High Frequency Trading May Magnify Market Woes

Some experts say the computer-driven trading is creating market chaos.

ByABC News
August 11, 2011, 10:40 AM

Aug. 11, 2011 -- This week's market flux is not identical to the flash crash of 2010 but experts believe that computer-driven high frequency trading is partially responsible for accelerating stock gyrations.

It has been a rollercoaster week for stocks. The Dow Jones industrial average fell by 600 points on Monday in reaction to U.S. debt downgrade by Standard & Poor's, then jumped 429 points on news from the Federal Reserve on Tuesday, but dove back down 520 points on Wednesday in reaction to bank stock worries in France.

On a volatile week like this one, some experts estimate that high frequency trading makes up 73 percent of stock market transactions.

High-frequency traders use automated tools programmed to react to patterns in the stock market--acting on new information faster that any human could. Specialized high-volume traders are known for the practice but some of the nation's biggest banks have evolved their trading operations to incorporate similar technologies.

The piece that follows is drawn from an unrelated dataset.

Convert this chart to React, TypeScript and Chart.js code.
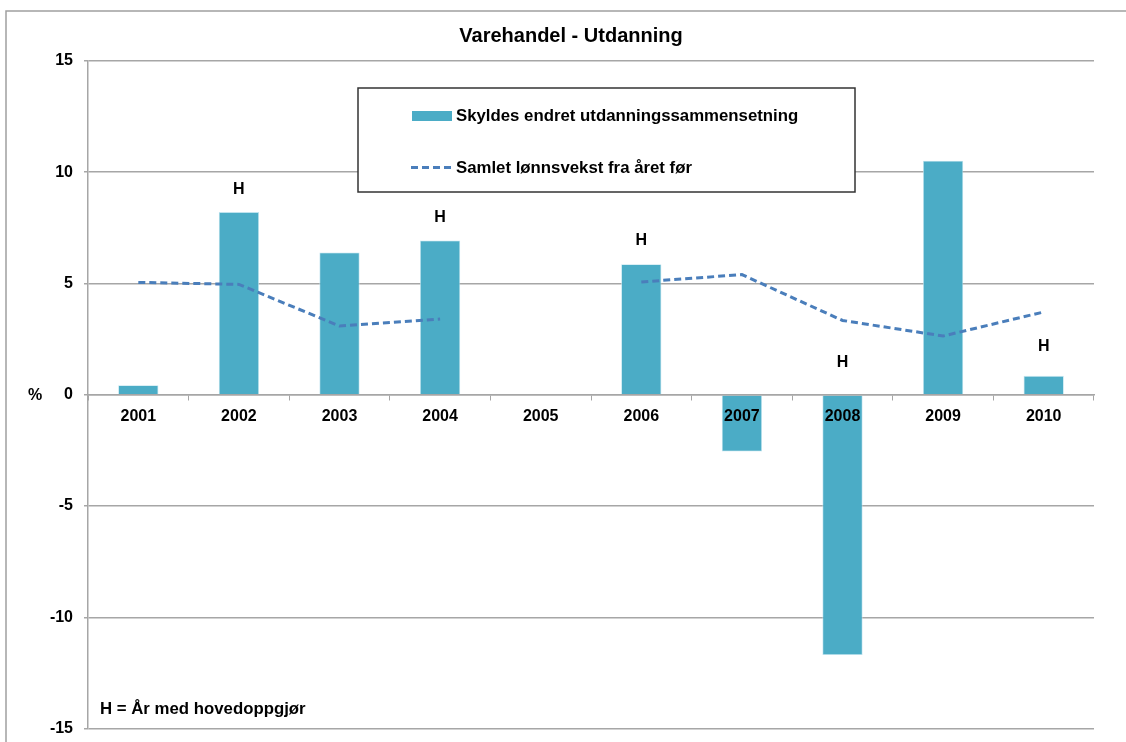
import React, { useEffect, useRef } from "react";
import { Chart, registerables } from "chart.js";

Chart.register(...registerables);

const years = ["2001", "2002", "2003", "2004", "2005", "2006", "2007", "2008", "2009", "2010"];
const educationEffect = [0.43, 8.21, 6.39, 6.93, null, 5.87, -2.55, -11.7, 10.52, 0.85];
const wageGrowth = [5.05, 4.96, 3.09, 3.4, null, 5.07, 5.4, 3.34, 2.64, 3.72];
const hMarkerPos = [null, 9.21, null, 7.98, null, 6.93, null, 1.43, null, 2.15];
const yMin = -15;
const yMax = 15;
const yStep = 5;

const title = "Varehandel - Utdanning";
const barLabel = "Skyldes endret utdanningssammensetning";
const lineLabel = "Samlet lønnsvekst fra året før";
const footnote = "H = År med hovedoppgjør";
const unitLabel = "%";

const FONT = "'Liberation Sans', Arial, sans-serif";
const BAR_COLOR = "#4BACC6";
const LINE_COLOR = "#4A7EBB";
const GRID_COLOR = "#a6a6a6";

export default function App() {
  const ref = useRef<HTMLCanvasElement | null>(null);

  useEffect(() => {
    if (!ref.current) return;

    const decorPlugin = {
      id: "decor",
      beforeDraw(chart: any) {
        const ctx = chart.ctx;
        ctx.save();
        ctx.fillStyle = "#ffffff";
        ctx.fillRect(0, 0, chart.width, chart.height);
        ctx.strokeStyle = "#a0a0a0";
        ctx.lineWidth = 1.5;
        ctx.beginPath();
        ctx.moveTo(6, chart.height + 5);
        ctx.lineTo(6, 11);
        ctx.lineTo(chart.width + 5, 11);
        ctx.stroke();
        ctx.restore();
      },
      afterDraw(chart: any) {
        const ctx = chart.ctx;
        const xs = chart.scales.x;
        const ys = chart.scales.y;
        ctx.save();
        ctx.fillStyle = "#000";
        ctx.textBaseline = "middle";
        // title
        ctx.font = `bold 20px ${FONT}`;
        ctx.textAlign = "center";
        ctx.fillText(title, 571, 36);
        // H markers
        ctx.font = `bold 16px ${FONT}`;
        hMarkerPos.forEach((v, i) => {
          if (v === null) return;
          ctx.fillText("H", xs.getPixelForValue(i), ys.getPixelForValue(v));
        });
        // unit label
        ctx.fillText(unitLabel, 35, ys.getPixelForValue(0) + 1);
        // footnote
        ctx.textAlign = "left";
        ctx.font = `bold 16.8px ${FONT}`;
        ctx.fillText(footnote, 100, 709);
        // legend box
        ctx.fillStyle = "#fff";
        ctx.fillRect(358, 88, 497, 104);
        ctx.strokeStyle = "#333";
        ctx.lineWidth = 1.5;
        ctx.strokeRect(358, 88, 497, 104);
        ctx.fillStyle = BAR_COLOR;
        ctx.fillRect(412, 111, 40, 10);
        ctx.strokeStyle = LINE_COLOR;
        ctx.lineWidth = 3;
        ctx.setLineDash([7, 4]);
        ctx.beginPath();
        ctx.moveTo(411, 167.5);
        ctx.lineTo(452, 167.5);
        ctx.stroke();
        ctx.setLineDash([]);
        ctx.fillStyle = "#000";
        ctx.font = `bold 16.8px ${FONT}`;
        ctx.fillText(barLabel, 456, 116);
        ctx.fillText(lineLabel, 456, 168);
        ctx.restore();
      },
    };

    const chart = new Chart(ref.current, {
      data: {
        labels: years,
        datasets: [
          {
            type: "line",
            label: lineLabel,
            data: wageGrowth,
            borderColor: LINE_COLOR,
            borderWidth: 3,
            borderDash: [7, 4],
            pointRadius: 0,
            spanGaps: false,
            fill: false,
            order: 0,
          },
          {
            type: "bar",
            label: barLabel,
            data: educationEffect,
            backgroundColor: BAR_COLOR,
            borderColor: "#bfe3ee",
            borderWidth: 0.8,
            barPercentage: 0.4,
            categoryPercentage: 1,
            order: 1,
          },
        ],
      } as any,
      options: {
        responsive: false,
        animation: false,
        maintainAspectRatio: false,
        layout: { padding: { top: 61, bottom: 13.5, left: 0, right: 32 } },
        plugins: {
          legend: { display: false },
          title: { display: false },
          tooltip: { enabled: false },
        },
        scales: {
          x: {
            type: "category",
            position: { y: 0 } as any,
            offset: true,
            grid: {
              offset: true,
              drawOnChartArea: false,
              drawTicks: true,
              tickLength: 5,
              color: GRID_COLOR,
            },
            border: { display: true, color: GRID_COLOR, width: 1.5, z: 1 },
            ticks: {
              z: 2,
              color: "#000",
              font: { family: FONT, size: 16, weight: "bold" },
              padding: 7,
              maxRotation: 0,
              autoSkip: false,
            },
            afterFit(scale: any) {
              scale.paddingTop = 0;
              scale.paddingBottom = 0;
            },
          },
          y: {
            min: yMin,
            max: yMax,
            afterFit(scale: any) {
              scale.width = 88;
              scale.paddingTop = 0;
              scale.paddingBottom = 0;
            },
            grid: {
              color: GRID_COLOR,
              lineWidth: 1.5,
              drawTicks: true,
              tickLength: 4,
            },
            border: { display: true, color: GRID_COLOR, width: 1.5 },
            ticks: {
              stepSize: yStep,
              color: "#000",
              font: { family: FONT, size: 16, weight: "bold" },
              padding: 11,
            },
          },
        },
      } as any,
      plugins: [decorPlugin],
    });

    return () => chart.destroy();
  }, []);

  return (
    <div style={{ position: "fixed", left: 0, top: 0, width: 1126, height: 742, background: "#fff" }}>
      <canvas ref={ref} width={1126} height={742} style={{ display: "block" }} />
    </div>
  );
}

But are the new trading platforms to blame for recent volatility or are faster systems merely amplifying a mood of uncertainty that was already underway?

"The use of electronic trading technology, the automated capabilities that become prevalent the market will tend to make markets go up and down quicker," said Sang Lee, a managing partner at the Aite Group.

Critics of this practice say that the automatic process can create a cascading effect that can over react to erroneous trades, potentially causing damage to stock portfolios and 401(k)s. And while there is no conclusive proof to show damage, some critics are already convinced.

"My personal opinion is that I don't believe that high-frequency trading should be allowed because it serves absolutely no economic purpose to anybody other than to people who are trying to make millions of dollars off of tiny little trades," said Peggy Cabaniss, president of HC Financial Advisors.